Domanda

I'm at a point in a project where I need to call system commands. I originally started looking at NSTask (as that seems to be the most popular approach) but recently i just came across the system command. It looks like a far easier setup that NSTask. I've seen some questions/answers that say NSTask is the better approach, but I don't see

  1. What are the advantages/disadvantages between the two
  2. In what cases would one more likely to be used than the other

Any help/links/thoughts/ideas? (and yes.. i did a google search)

È stato utile?

Soluzione

NSTask:

  • Can run his task in the background. Allows you to send interrupts and kills to the underlying process, and allows you to suspend or resume the underlying process without setting up threads yourself. Can also run synchronously if that's what you want.
  • Let's you work back and forth with Cocoa classes, like NSStrings without having to do a buncha conversions.
  • Let's you set I/O streams for the underlying process that differ from the caller's.
  • Better supported across all Apple platforms (like iOS) than system(3) -- I don't think system even works on iOS.
  • Requires Cocoa and Objective-C.
  • Doesn't interpret shell arguments or do path expansions of arguments.

system(3):

  • Better supported across all Unix-like platforms.
  • Can run a task with a one-liner.
  • Only requires C.
  • Runs in a shell and will interpret working directory and arguments like /bin/sh would.

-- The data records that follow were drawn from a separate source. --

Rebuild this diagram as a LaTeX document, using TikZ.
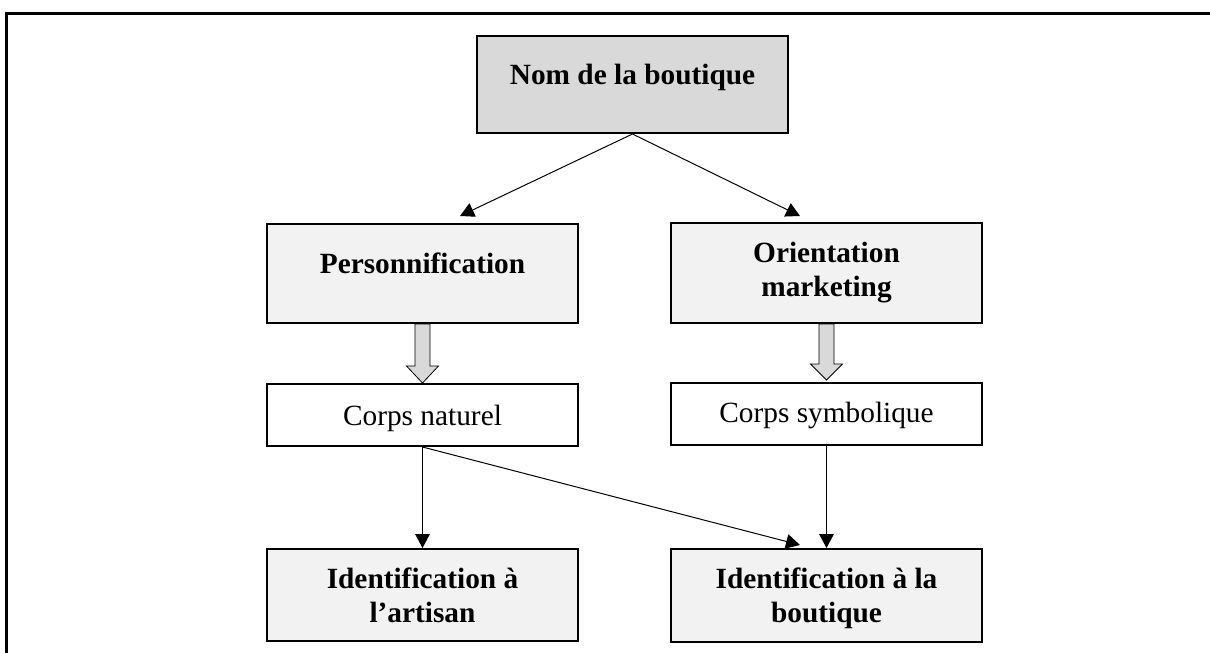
\documentclass[tikz,border=0pt]{standalone}
\usepackage{fontspec}
\setmainfont{Liberation Serif}
\usepackage{tikz}
\usetikzlibrary{arrows.meta,positioning,calc}
\definecolor{boxgray}{HTML}{D9D9D9}
\definecolor{boxlight}{HTML}{F2F2F2}
\definecolor{fatgray}{HTML}{D9D9D9}
\tikzset{
  >={Triangle[length=10.5pt,width=11pt]},
  % boites
  gbox/.style={rectangle,draw=black,line width=1.5pt,inner sep=0pt,
               minimum width=233.25pt,align=center,text height=15pt,
               font=\fontsize{22pt}{25.5pt}\selectfont},
  titre/.style={gbox,fill=boxgray,font=\fontsize{22pt}{25.5pt}\selectfont\bfseries},
  theme/.style={gbox,fill=boxlight,font=\fontsize{22pt}{25.5pt}\selectfont\bfseries},
  corps/.style={gbox,fill=white,minimum height=46.5pt},
  deux/.style={text height=40.5pt},
  % fleches
  fl/.style={->,draw=black,line width=0.75pt},
  fat/.style={draw=black,fill=fatgray,line width=0.6pt,line join=miter},
  cadre/.style={draw=black,line width=2.25pt,line join=miter},
}
\begin{document}
\begin{tikzpicture}[x=0.75pt,y=-0.75pt]
  \useasboundingbox (0,0) rectangle (1210,653);
  \draw[cadre] (6.5,653) -- (6.5,13.5) -- (1210,13.5);

  \node[titre,minimum height=72.75pt,text depth=14.3pt] (nom) at (632.5,84.5) {Nom de la boutique};
  \node[theme,minimum height=74.25pt,text depth=15.7pt] (perso) at (422.5,273.5) {Personnification};
  \node[theme,deux,minimum height=75pt,text depth=6pt] (orient) at (826.5,273) {Orientation\\marketing};
  \node[corps,text depth=0pt] (naturel) at (422.5,415) {Corps naturel};
  \node[corps,text depth=3pt] (symb) at (826.5,414) {Corps symbolique};
  \node[theme,deux,minimum height=69pt,text depth=0pt] (artisan) at (422.5,595) {Identification à\\l’artisan};
  \node[theme,deux,minimum height=69.75pt,text depth=0pt] (idbout) at (826.5,595.5) {Identification à la\\boutique};

  \coordinate (pL) at ($(perso.north)+(37.5,-7)$);
  \coordinate (pR) at ($(orient.north)+(-26.5,-6)$);
  \coordinate (pB) at ($(idbout.north)+(-26.5,-3)$);

  \draw[fl] (nom.south) -- (pL);
  \draw[fl] (nom.south) -- (pR);
  \draw[fat] ($(perso.south)+(-7.5,0)$) -- ++(0,42) -- ++(-8.5,0) -- ++(16,17)
    -- ++(16,-17) -- ++(-8.5,0) -- ++(0,-42) -- cycle;
  \draw[fat] ($(orient.south)+(-7.5,0)$) -- ++(0,40) -- ++(-8.5,0) -- ++(16,16)
    -- ++(16,-16) -- ++(-8.5,0) -- ++(0,-40) -- cycle;
  \draw[fl] (naturel.south) -- (artisan.north);
  \draw[fl] (naturel.south) -- (pB);
  \draw[fl] (symb.south) -- (idbout.north);
\end{tikzpicture}
\end{document}
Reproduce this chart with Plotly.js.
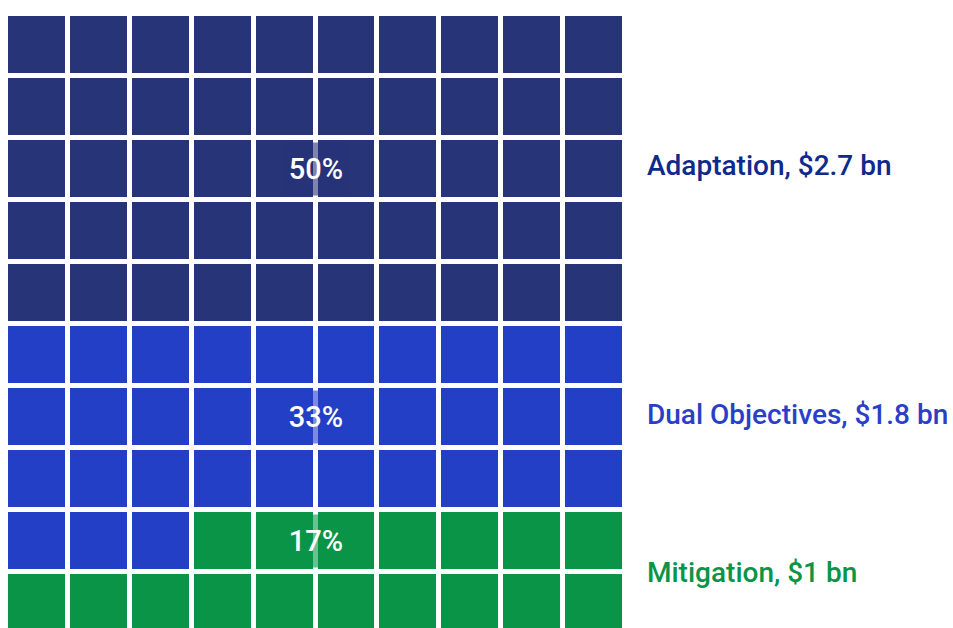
<!DOCTYPE html>
<html>
<head>
<meta charset="utf-8">
<script src="https://cdn.plot.ly/plotly-3.0.1.min.js"></script>
<style>html,body{margin:0;padding:0;background:#fff;}#chart{width:953px;height:628px;}</style>
</head>
<body>
<div id="chart"></div>
<script>
// Data
const categories = ["Adaptation", "Dual Objectives", "Mitigation"];
const amounts = ["$2.7 bn", "$1.8 bn", "$1 bn"];
const cellCounts = [50, 33, 17];
const percentLabels = ["50%", "33%", "17%"];
const cellColors = ["#273478", "#233FC6", "#0A9447"];
const textColors = ["#0D2A8C", "#2A3FC8", "#0A9447"];
const labelRows = [1.94, 5.96, 8.52];
const pctRows = [2, 6, 8];

const N = 10;
// Build waffle grid row-wise from counts
const seq = [];
cellCounts.forEach((c, i) => { for (let k = 0; k < c; k++) seq.push(i); });
const z = [];
for (let r = 0; r < N; r++) {
  const row = [];
  for (let c = 0; c < N; c++) row.push(seq[r * N + c]);
  z.push(row);
}
const xs = [...Array(N).keys()];
const ys = [...Array(N).keys()];

const cs = [
  [0, cellColors[0]], [1/3, cellColors[0]],
  [1/3, cellColors[1]], [2/3, cellColors[1]],
  [2/3, cellColors[2]], [1, cellColors[2]]
];

const trace = {
  type: "heatmap", x: xs, y: ys, z: z,
  zmin: -0.5, zmax: 2.5,
  colorscale: cs, showscale: false,
  xgap: 5, ygap: 5, hoverinfo: "skip"
};

function hexA(h, a) {
  const r = parseInt(h.slice(1,3),16), g = parseInt(h.slice(3,5),16), b = parseInt(h.slice(5,7),16);
  return `rgba(${r},${g},${b},${a})`;
}

const FONT = "Roboto, 'DejaVu Sans', sans-serif";
const annotations = [];
categories.forEach((cat, i) => {
  annotations.push({
    x: 1.033, y: labelRows[i], xref: "paper", yref: "y",
    text: `${cat}, ${amounts[i]}`, showarrow: false,
    xanchor: "left", yanchor: "middle",
    font: {family: FONT, size: 28, color: textColors[i], weight: 500}
  });
  annotations.push({
    x: 4.5, y: pctRows[i], xref: "x", yref: "y",
    text: percentLabels[i], showarrow: false,
    xanchor: "center", yanchor: "middle",
    width: 60, height: 52, borderpad: 0,
    bgcolor: hexA(cellColors[i], 0.6),
    font: {family: FONT, size: 29, color: "#ffffff", weight: 500}
  });
});

const layout = {
  width: 953, height: 628,
  margin: {l: 5.5, r: 327.5, t: 13.5, b: 0, pad: 0},
  paper_bgcolor: "#ffffff", plot_bgcolor: "#ffffff",
  xaxis: {range: [-0.5, 9.5], visible: false, fixedrange: true},
  yaxis: {range: [9.411, -0.5], visible: false, fixedrange: true},
  showlegend: false,
  annotations: annotations
};

Plotly.newPlot("chart", [trace], layout, {displayModeBar: false, staticPlot: true});
</script>
</body>
</html>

For a Cocoa app I always use NSTask; I only use system if I'm doing something that must be C-only or I know will have to run under non-Mac environments. As it is, system is pretty brittle and the more robust solution is doing a fork-exec, because it allows you more control over streams and concurrent operation.

Altri suggerimenti

There are some differences. For some of them it is probably har to say in general, whether it is an advantage or not.

  • system() starts a shell. NSTask don't.
  • system() blocks. NSTask run asynchronously.
  • system() only takes args. NSTask works with pipes.
  • system() has only an integer exit code. NSTask works with pipes. (Yes, mentioned again. This is for output.)
  • system() takes a complete command line. To NSTask args can be passed in an array.
  • system() runs on the current directory. To NSTask you can pass a working directory.

This are some differences out of my mind without rechecking the documentation. It is an overview.